One of the trigger events is the identification of land for potential development in a development plan. RWB was included in the Wiltshire core strategy as a market town with development potential. The judges said that registration of the Vowley View land as a green ‘would frustrate the broad objectives of the plan’—even though its boundaries had not been identified as a development site.

 

So now greens can be stolen from us behind our backs.

 

Unhelpfully, Lord Justice Lewison threw down the sop that land can instead be designated as local green space (LGS) but, as we explain here, LGS is greatly inferior to a green. It provides neither rights of recreation nor permanent protection to land. And it can only be designated when the neighbourhood or local plan is prepared or reviewed. It is no alternative to a town or village green.

 

It is now harder than ever for local people to protect the open spaces they have used and enjoyed for decades, despite government pledges.

 

Last year the government’s 25-year environment plan set a target: to ensure that ‘there are high-quality, accessible, natural spaces close to where people live and work’—but it is clear from the first-year progress report on the plan that little is happening. Government has announced a trivial £13.1 million to improve and create parks and green spaces in England. Austerity-ridden councils still struggle to maintain these assets.

 

Accessible

The government pledged that new developments should include accessible green spaces, but is this happening?

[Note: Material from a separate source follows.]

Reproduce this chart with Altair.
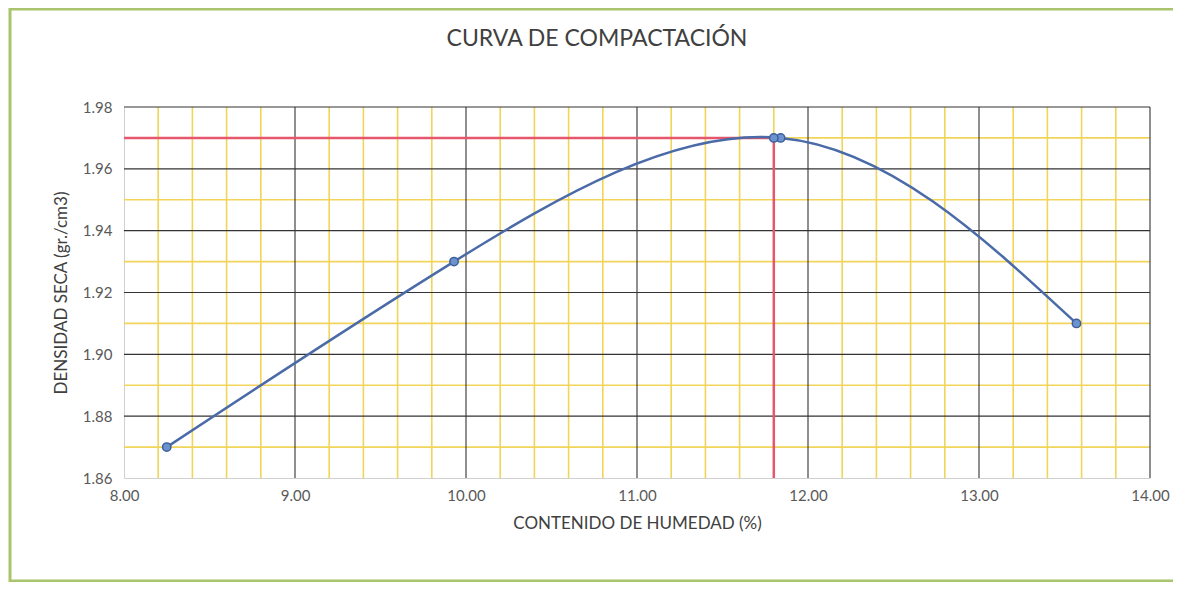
import altair as alt
import pandas as pd

# Data
humedad = [8.25, 9.93, 11.84, 13.57]
densidad = [1.87, 1.93, 1.97, 1.91]

omc = 11.80      # contenido de humedad óptimo
mdd = 1.97       # densidad seca máxima

x_major = [8, 9, 10, 11, 12, 13, 14]
y_major = [1.86, 1.88, 1.90, 1.92, 1.94, 1.96, 1.98]
x_minor = [8.2, 8.4, 8.6, 8.8, 9.2, 9.4, 9.6, 9.8, 10.2, 10.4, 10.6, 10.8,
           11.2, 11.4, 11.6, 11.8, 12.2, 12.4, 12.6, 12.8, 13.2, 13.4, 13.6, 13.8]
y_minor = [1.87, 1.89, 1.91, 1.93, 1.95, 1.97]

titulo = "CURVA DE COMPACTACIÓN"

XMIN, XMAX = 8, 14
YMIN, YMAX = 1.86, 1.98

FONT = "Lato"
W, H = 1026, 371

xs = alt.Scale(domain=[XMIN, XMAX], nice=False, zero=False)
ys = alt.Scale(domain=[YMIN, YMAX], nice=False, zero=False)

curve_df = pd.DataFrame({"x": humedad, "y": densidad})
pts_df = pd.DataFrame({"x": humedad + [omc], "y": densidad + [mdd]})

one = pd.DataFrame({"a": [0]})

# frame (green border of the chart area)
frame = alt.Chart(one).mark_rect(
    fill=None, stroke="#a9c46c", strokeWidth=3
).encode(
    x=alt.value(-114), x2=alt.value(1080),
    y=alt.value(-98), y2=alt.value(474)
)

title_txt = alt.Chart(one).mark_text(
    font=FONT, fontSize=23, color="#404040", align="center", baseline="middle"
).encode(x=alt.value(473), y=alt.value(-68), text=alt.value(titulo))

minor_v = alt.Chart(pd.DataFrame({"x": x_minor})).mark_rule(
    color="#f1d45a", strokeWidth=1.6
).encode(x=alt.X("x:Q", scale=xs), y=alt.value(0), y2=alt.value(H))

minor_h = alt.Chart(pd.DataFrame({"y": y_minor})).mark_rule(
    color="#f1d45a", strokeWidth=1.6
).encode(y=alt.Y("y:Q", scale=ys), x=alt.value(0), x2=alt.value(W))

major_v = alt.Chart(pd.DataFrame({"x": x_major[1:]})).mark_rule(
    color="#333333", strokeWidth=1.1
).encode(x=alt.X("x:Q", scale=xs), y=alt.value(0), y2=alt.value(H))

major_h = alt.Chart(pd.DataFrame({"y": y_major[1:]})).mark_rule(
    color="#333333", strokeWidth=1.1
).encode(y=alt.Y("y:Q", scale=ys), x=alt.value(0), x2=alt.value(W))

red_h = alt.Chart(pd.DataFrame({"x": [XMIN], "x2": [omc], "y": [mdd]})).mark_rule(
    color="#e5576c", strokeWidth=2.5
).encode(x=alt.X("x:Q", scale=xs), x2="x2:Q", y=alt.Y("y:Q", scale=ys))

red_v = alt.Chart(pd.DataFrame({"x": [omc], "y": [YMIN], "y2": [mdd]})).mark_rule(
    color="#e5576c", strokeWidth=2.5
).encode(x=alt.X("x:Q", scale=xs), y=alt.Y("y:Q", scale=ys), y2="y2:Q")

curve = alt.Chart(curve_df).mark_line(
    color="#4a6aa8", strokeWidth=2.5, interpolate="natural"
).encode(
    x=alt.X("x:Q", scale=xs,
            axis=alt.Axis(values=x_major, format=".2f", grid=False, ticks=False,
                          domain=True, domainColor="#d0d0d0",
                          labelFont=FONT, labelFontSize=15, labelColor="#595959",
                          labelPadding=10, title="CONTENIDO DE HUMEDAD (%)",
                          titleFont=FONT, titleFontSize=17, titleFontWeight="normal",
                          titleColor="#404040", titlePadding=12, labelFlush=False)),
    y=alt.Y("y:Q", scale=ys,
            axis=alt.Axis(values=y_major, format=".2f", grid=False, ticks=False,
                          domain=True, domainColor="#d0d0d0",
                          labelFont=FONT, labelFontSize=15, labelColor="#595959",
                          labelPadding=12, title="DENSIDAD SECA (gr./cm3)",
                          titleFont=FONT, titleFontSize=17, titleFontWeight="normal",
                          titleColor="#404040", titlePadding=12, labelFlush=False)),
)

points = alt.Chart(pts_df).mark_point(
    shape="circle", filled=True, fill="#6c93d0", stroke="#3d5f9e",
    strokeWidth=1.5, size=70, opacity=1
).encode(x=alt.X("x:Q", scale=xs), y=alt.Y("y:Q", scale=ys))

chart = alt.layer(
    frame, title_txt, minor_v, minor_h, major_v, major_h, red_h, red_v, curve, points
).properties(
    width=W, height=H,
    padding={"left": 116, "top": 99, "right": 23, "bottom": 104},
    autosize=alt.AutoSizeParams(type="none"),
    background="white",
).configure_view(stroke=None)

chart.save("out.html", embed_options={"renderer": "svg", "actions": False})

Although we have argued that such spaces should be registered as greens to secure them for ever, the idea has so far been ignored.

 

In fact, the 25-year plan failed to mention village greens at all, yet people have, by continuous use, voted with their feet to save their treasured spaces.

 

Now that the courts have sneered at greens so contemptuously it is vital that communities identify eligible land for registration before those spaces become (often surreptitiously) land for ‘potential development’.